Contract work really suited me- I got to be a registrar, but really, my title was more appropriately “fixer”. I loved solving strange problems for my clients, everything from figuring out how to ship a massive photograph across the country overnight to how to replace the handle of a toilet (hint: turn the plastic nut the opposite way from every other nut and bolt you’ve ever tightened). It was the perfect blend of art history, carpentry, power tools, and diplomacy. I made my own hours and got to choose my projects, which was a blessing when a family member was diagnosed with cancer.
But something was missing. While my dog is a wonderful listener, he’s not much of a conversationalist, so I desperately missed having colleagues. I missed having a collection that I know down to the finite detail. I missed having a building that I know like an old friend. I missed having semi-regular hours- what no one tells you about “flexible working” and working from home is that it really means you’re working 24 hours a day, answering e-mails, billing, doing taxes, doing actual client work, looking for clients, keeping up on best practices, networking, etc.
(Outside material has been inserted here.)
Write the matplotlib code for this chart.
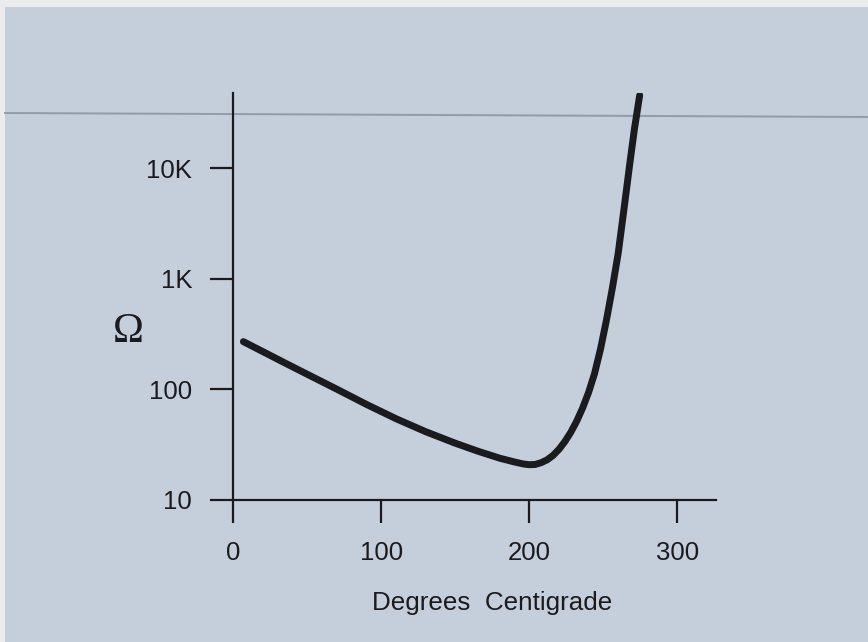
import matplotlib
matplotlib.use("Agg")
import matplotlib.pyplot as plt
from matplotlib.patches import Rectangle
from matplotlib.lines import Line2D

# Resistance of the sensor versus temperature
temperature_c = [7, 20, 35, 50, 70, 90, 110, 130, 150, 165, 180, 190, 196, 200, 204,
                 208, 212, 216, 220, 224, 228, 232, 236, 240, 244, 248, 252, 256,
                 260, 264, 268, 271, 274.5]
resistance_ohm = [269, 219, 172.6, 136.5, 100, 72.8, 54.0, 41.2, 32.4, 27.5, 23.7, 21.9,
                  21.0, 20.7, 20.8, 21.6, 22.9, 25.1, 28.5, 33.5, 40.7, 51.3, 67.6,
                  93.3, 138, 229, 417, 813, 1700, 4370, 11480, 22900, 45700]

x_ticks = [0, 100, 200, 300]
x_tick_labels = ["0", "100", "200", "300"]
y_ticks = [10, 100, 1000, 10000]
y_tick_labels = ["10", "100", "1K", "10K"]

ink = "#1b1b1e"
paper = "#c5cedb"

fig = plt.figure(figsize=(8.68, 6.42), dpi=100, facecolor="#ececec")
W, H = 868, 642

# printed page tint and the faint rule crossing it
fig.patches.append(Rectangle((5 / W, 0), 1, 1 - 7 / H, transform=fig.transFigure,
                             facecolor=paper, edgecolor="none", zorder=-10))
fig.lines.append(Line2D([5 / W, 1], [1 - 113 / H, 1 - 117 / H], transform=fig.transFigure,
                        color="#909cab", lw=1.4, zorder=-5))

ax = fig.add_axes([233 / W, 142.4 / H, 483 / W, 406.6 / H])
ax.set_facecolor("none")

ax.plot(temperature_c, resistance_ohm, color=ink, lw=5.0,
        solid_capstyle="round", solid_joinstyle="round")

ax.set_yscale("log")
ax.set_xlim(0, 326)
ax.set_ylim(10, 10 ** 4.68)

for side in ("top", "right"):
    ax.spines[side].set_visible(False)
for side in ("left", "bottom"):
    ax.spines[side].set_color(ink)
    ax.spines[side].set_linewidth(1.6)

ax.set_xticks(x_ticks)
ax.set_xticklabels(x_tick_labels)
ax.set_yticks(y_ticks)
ax.set_yticklabels(y_tick_labels)
ax.minorticks_off()
ax.tick_params(axis="both", direction="out", length=16.5, width=1.6, color=ink,
               labelcolor=ink, labelsize=18.5)
ax.tick_params(axis="x", pad=13)
ax.tick_params(axis="y", pad=13)
for lab in ax.get_xticklabels() + ax.get_yticklabels():
    lab.set_fontfamily("Liberation Sans")

ax.set_xlabel("Degrees  Centigrade", fontsize=18.7, color=ink,
              fontfamily="Liberation Sans")
ax.xaxis.set_label_coords(0.536, -0.226)
fig.text(128 / W, 1 - 332 / H, "Ω", fontsize=30, color=ink,
         fontfamily="Liberation Serif", ha="center", va="center")

fig.savefig("out.png", dpi=100, facecolor=fig.get_facecolor())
And so that brings me to today. I’m one month in to my full-time staff position as Registrar at the August Wilson Center for African American Culture. We are a young institution, and it is exciting to be able to help implement policies, troubleshoot challenges, and break new ground when needed. I’m happy to be working in an organization that serves an important cultural function in our city, and my work is incredibly rewarding.
It’s been a long and winding road to get to this point, but I’ve seen some amazing things along the way. I’ve had the pleasure of meeting and learning from so many of my colleagues at conferences, over coffee, and through the RC-AAM listserv. I also have the pleasure to serve as Chair of the Website Committee of the RC-AAM. Every day I learn and do something new. Every day I see the most amazing and intimate objects of civilization- from baptismal gowns to goalie pads. I get to indulge my love of shiny things. And I get to scratch my technology itch (and I’m still waiting for a responsive designed web-based database, developers!). What could be better?
Going forward, I hope to continue growing in my profession, and I hope to become more involved in the wider world of museums, and to actively participate in bringing museums to a 21st century visitorship.